NOTE: With -04:00, it should 13:00:00 and not 07:00:00 - http://www.timeanddate.com/time/zones/est
EDIT: This answer was posted to the earlier version of question, where same time was needed in different timezones. If it is incorrect, kindly please elaborate on how it is.
Thanks!
I'm a typically server side developer feeling a bit like a fish out of water trying to display time values on the front end. How can I get behavior like PHP's date() and strtotime() functions out of moment.js? I just want a unix timestamp to appear in H:i:s format, and vice versa.
So far I've tried the following, from existing example code and the documentation:
moment(timestamp).format(H:i:s);
moment().duration(timestamp).format(H:i:s);
moment.unix(timestamp).format(h:mm:ss);
moment(formatted,'H:i:s');
Not a SINGLE one of which has worked properly. This may get flagged as duplicate since there are plenty of moment.js questions out there, but I don't know whether it's been updates to the library itself or slightly different context, I have not found one existing solution that has worked for me.
Anybody have any suggestions for these two simple tasks?
EDIT:
I've distilled two different problems out of this. One is that functions the moment docs say should work are giving weird values:
moment(1437462000).format('h:mm:ss')
for instance, which should return 7:00:00 utc, returns 10:17:42. This can be fixed in this case by using moment.unix(1437462000).utc().format('h:mm:ss') instead, but this leads into the second problem - the .utc() function seems to get ignored when converting back from a date into a timestamp:
timestamp = moment(formatted,'DD/MM/YYYY H:m:s').utc().unix();
will still return a timezone corrected value (in my case this is incorrect by several hours since the formatted time in question has nothing to do with the client computer) regardless of whether the .utc() function is included or not.
A few things you should realize:
Unix timestamps should always in terms of UTC. They are never adjusted for time zone in numerical form. If they're adjusted for time zone, that's done during the interpretation of the number, not in its representation.
While traditionally a "Unix Timestamp" is in terms of seconds, many environments use milliseconds instead. PHP's date timestamps are based on seconds, while moment and JavaScript's Date object both use milliseconds by default. Using the moment.unix function will let you pass seconds, and is identical to just multiplying the timestamp by 1000.

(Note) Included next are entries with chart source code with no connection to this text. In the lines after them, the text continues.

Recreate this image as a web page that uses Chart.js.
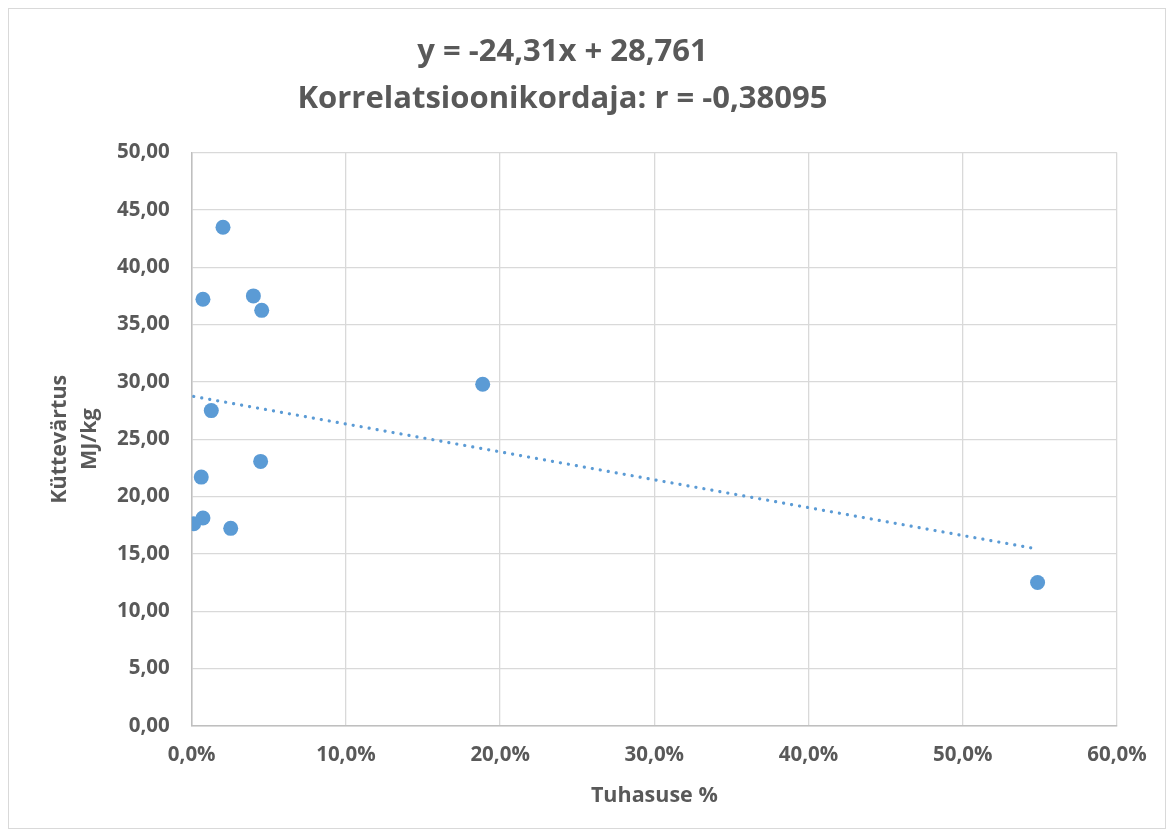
<!DOCTYPE html>
<html>
<head>
<meta charset="utf-8">
<script src="https://cdn.jsdelivr.net/npm/chart.js@4"></script>
<style>
  html, body { margin: 0; padding: 0; background: #fff; }
  #wrap { position: relative; width: 1175px; height: 836px; }
  #frame { position: absolute; left: 8px; top: 8px; width: 1156px; height: 819px; border: 1px solid #d9d9d9; pointer-events: none; }
</style>
</head>
<body>
<div id="wrap">
  <canvas id="chart" width="1175" height="836"></canvas>
  <div id="frame"></div>
</div>
<script>
// ash content (fraction) and heating value (MJ/kg)
const ashShare = [0.0013, 0.0073, 0.0062, 0.0073, 0.0127, 0.0203, 0.0253, 0.0400, 0.0454, 0.0447, 0.1887, 0.5485];
const heatValue = [17.64, 18.14, 21.70, 37.20, 27.50, 43.48, 17.23, 37.50, 36.24, 23.07, 29.79, 12.51];

// linear trendline as printed in the title
const trendSlope = -24.31;
const trendIntercept = 28.761;

const titleLines = ["y = -24,31x + 28,761", "Korrelatsioonikordaja: r = -0,38095"];
const yTitle = ["Küttevärtus", "MJ/kg"];
const xTitle = "Tuhasuse %";

const textColor = "#595959";
const font = "'Open Sans', 'DejaVu Sans', sans-serif";

const points = ashShare.map((x, i) => ({ x, y: heatValue[i] }));
const xMin = Math.min(...ashShare);
const xMax = Math.max(...ashShare);
const trend = [xMin, xMax].map(x => ({ x, y: trendSlope * x + trendIntercept }));

const ctx = document.getElementById("chart").getContext("2d");

new Chart(ctx, {
  type: "scatter",
  data: {
    datasets: [
      {
        label: "Küttevärtus",
        data: points,
        backgroundColor: "#5b9bd5",
        borderWidth: 0,
        pointRadius: 7.5,
        pointHoverRadius: 7.5
      },
      {
        label: "Trend",
        data: trend,
        showLine: true,
        borderColor: "#5b9bd5",
        borderWidth: 3.2,
        borderDash: [0.1, 8],
        borderCapStyle: "round",
        pointRadius: 0,
        fill: false
      }
    ]
  },
  options: {
    responsive: false,
    animation: false,
    layout: { padding: { left: 8, right: 58, top: 8, bottom: 8 } },
    plugins: {
      legend: { display: false },
      tooltip: { enabled: false },
      title: {
        display: true,
        text: titleLines,
        color: textColor,
        font: { family: font, size: 31, weight: "bold", lineHeight: 1.5 },
        padding: { top: 21, bottom: 30.5 }
      }
    },
    scales: {
      x: {
        type: "linear",
        min: 0,
        max: 0.6,
        ticks: {
          stepSize: 0.1,
          color: textColor,
          padding: 17,
          font: { family: font, size: 20.5, weight: "bold" },
          callback: v => (v * 100).toFixed(1).replace(".", ",") + "%"
        },
        grid: { color: "#d9d9d9", lineWidth: 1.3, drawTicks: false },
        border: { color: "#bfbfbf", width: 1.5 },
        title: {
          display: true,
          text: xTitle,
          color: textColor,
          font: { family: font, size: 21.5, weight: "bold", lineHeight: 1.2 },
          padding: { top: 4, bottom: 19.5 }
        },
        afterFit: s => { s.height = 102; }
      },
      y: {
        type: "linear",
        min: 0,
        max: 50,
        ticks: {
          stepSize: 5,
          color: textColor,
          padding: 22,
          font: { family: font, size: 20.5, weight: "bold" },
          callback: v => v.toFixed(2).replace(".", ",")
        },
        grid: { color: "#d9d9d9", lineWidth: 1.3, drawTicks: false },
        border: { color: "#bfbfbf", width: 1.5 },
        title: {
          display: true,
          text: yTitle,
          color: textColor,
          font: { family: font, size: 21.5, weight: "bold", lineHeight: 1.4 },
          padding: { top: 37, bottom: 0 }
        },
        afterFit: s => { s.width = 183.7; }
      }
    }
  }
});
</script>
</body>
</html>
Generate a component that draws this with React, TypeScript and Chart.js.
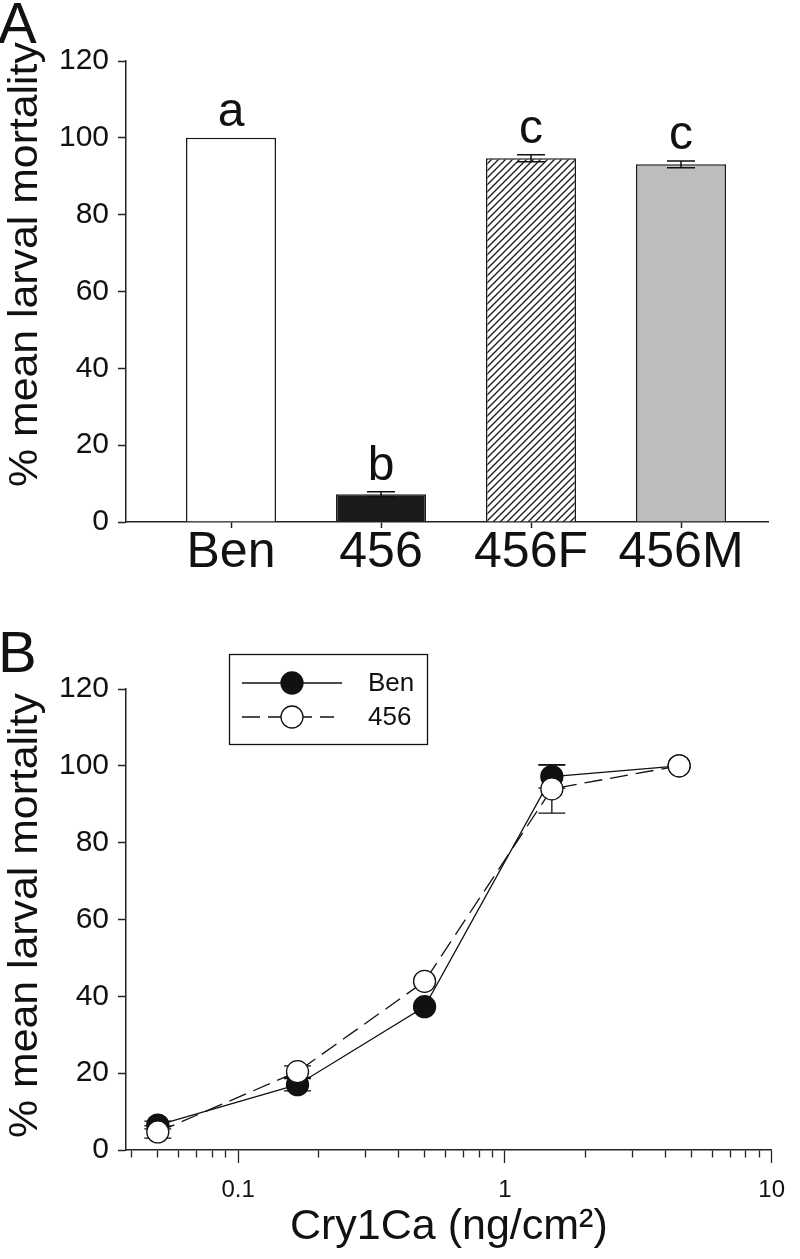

Moment has two built-in modes, local and UTC. The default mode is local. It doesn't matter what input you provide, if you don't specify UTC, the moment is adjusted to local. To specify UTC, you use the utc function. There are two forms of the function:
moment.utc(input) // parsing form
moment(input).utc() // conversion form
Both forms take some input and result in a moment in UTC mode. The difference is in how the input is interpreted. In either case, if the input value is unambiguous, the result is the same. For strings, that means the input would contain either a Z (from ISO8601), or a UTC-based offset. All other forms are ambiguous. For example, if I pass "2015-11-08 01:23:45", I will get different results depending on whether I interpret that string as local time or as UTC.
For numbers, they are always interpreted as milliseconds in UTC. However, if you use moment(number) without then calling .utc() then the moment is left in local mode, so any output will display as local time.
When you call moment.unix(input), the input is a number of seconds, but the moment is left in local mode. So to display the UTC time, you would use moment.unix(input).utc().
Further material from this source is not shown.